Efficient synthesis of poly(2-hydroxypropyl methacrylate)-silica colloidal nanocomposite particles via aqueous dispersion polymerization

Abstract

Colloidally stable poly(2-hydroxypropyl methacrylate)-silica nanocomposite particles can be efficiently prepared by aqueous dispersion polymerization at 60 °C using a binary mixture of an ultrafine aqueous silica sol and poly(N-vinylpyrrolidone) [PVP] as the stabilizer system. Optimization of the initial silica sol concentration allows relatively high silica incorporation efficiencies (close to 100%) to be achieved.

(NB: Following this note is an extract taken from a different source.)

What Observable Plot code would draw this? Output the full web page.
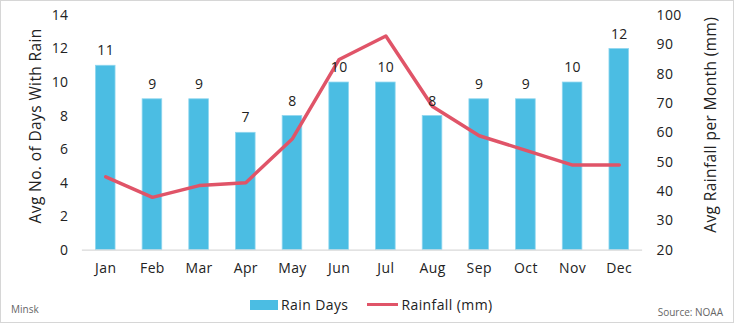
<!DOCTYPE html>
<html>
<head>
<meta charset="utf-8">
<script src="https://cdn.jsdelivr.net/npm/d3@7"></script>
<script src="https://cdn.jsdelivr.net/npm/@observablehq/plot@0.6"></script>
<style>
  html, body { margin: 0; padding: 0; background: #fff; }
  #wrap { position: relative; width: 734px; height: 323px; box-sizing: border-box; border: 1px solid #d6d6d6; overflow: hidden; font-family: "Open Sans", sans-serif; }
  #chart { position: absolute; left: -1px; top: -1px; }
  .legend { position: absolute; top: 294px; left: 249px; display: flex; align-items: center; font-size: 14px; letter-spacing: 0.4px; color: #222; }
  .sw-bar { width: 28px; height: 10px; background: #4bbde3; margin-right: 3px; }
  .sw-line { width: 31px; height: 3.5px; background: #e05468; margin-left: 19px; margin-right: 3px; }
  .note { position: absolute; font-size: 10px; color: #666; }
</style>
</head>
<body>
<div id="wrap">
  <div id="chart"></div>
  <div class="legend"><div class="sw-bar"></div><span>Rain Days</span><div class="sw-line"></div><span>Rainfall (mm)</span></div>
  <div class="note" style="left:10px; top:301px;">Minsk</div>
  <div class="note" style="right:10px; top:304px;">Source: NOAA</div>
</div>
<script>
const months = ["Jan","Feb","Mar","Apr","May","Jun","Jul","Aug","Sep","Oct","Nov","Dec"];
const rainDays = [11, 9, 9, 7, 8, 10, 10, 8, 9, 9, 10, 12];
const rainfallMm = [45, 38, 42, 43, 58, 85, 93, 69, 59, 54, 49, 49];
const leftTicks = [0, 2, 4, 6, 8, 10, 12, 14];
const rightTicks = [20, 30, 40, 50, 60, 70, 80, 90, 100];

const leftMax = 14, rMin = 20, rMax = 100;
const toLeft = mm => (mm - rMin) / (rMax - rMin) * leftMax;
const toRight = v => Math.round(v / leftMax * (rMax - rMin) + rMin);

const data = months.map((m, i) => ({month: m, days: rainDays[i], mm: rainfallMm[i], mmL: toLeft(rainfallMm[i])}));

const plot = Plot.plot({
  width: 734,
  height: 290,
  marginTop: 15,
  marginBottom: 40,
  marginLeft: 82,
  marginRight: 91,
  style: {fontFamily: "'Open Sans', sans-serif", fontSize: "13px", color: "#222", background: "transparent", letterSpacing: "0.4px"},
  x: {domain: months, paddingInner: 0.58, paddingOuter: 0.29, round: false, label: null},
  y: {domain: [0, leftMax], label: null},
  marks: [
    Plot.barY(data, {x: "month", y: "days", fill: "#4bbde3", stroke: "#8fd6ef", strokeWidth: 0.8}),
    Plot.ruleY([0], {stroke: "#d9d9d9", strokeWidth: 1.2}),
    Plot.lineY(data, {x: "month", y: "mmL", stroke: "#e05468", strokeWidth: 3.5}),
    Plot.text(data, {x: "month", y: "days", text: d => String(d.days), dy: -15, fill: "#222", fontSize: 14}),
    Plot.axisX({tickSize: 0, tickPadding: 13, fontSize: 14, label: null}),
    Plot.axisY(leftTicks, {anchor: "left", tickSize: 0, tickPadding: 14, fontSize: 14, label: null}),
    Plot.axisY(rightTicks.map(toLeft), {anchor: "right", tickSize: 0, tickPadding: 14, fontSize: 14, tickFormat: toRight, label: null}),
    Plot.text(["Avg No. of Days With Rain"], {frameAnchor: "left", textAnchor: "middle", rotate: -90, dx: -46, dy: -7, fontSize: 15.5, fill: "#222"}),
    Plot.text(["Avg Rainfall per Month (mm)"], {frameAnchor: "right", textAnchor: "middle", rotate: -90, dx: 69, dy: -8, fontSize: 15.5, fill: "#222"})
  ]
});
document.getElementById("chart").appendChild(plot);
</script>
</body>
</html>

The key to the formation of colloidally stable nanocomposite particles is the judicious choice of a suitable anionic initiator, PVP and a commercial 20 nm aqueous silica sol. In contrast, other formulations typically lead to either coagulation or flocculation. Such purified poly(2-hydroxypropyl methacrylate)-silica nanocomposite particles can have relatively narrow particle size distributions, with mean diameters typically varying from 480 to 900 nm as judged by dynamic light scattering (DLS), and with mean silica contents ranging from 10 to 22% by mass. The nanocomposite particles have a well-defined ‘core-shell’ morphology with a silica-rich surface, but a significant fraction of silica appears to be located within the interior of the nanocomposite particles.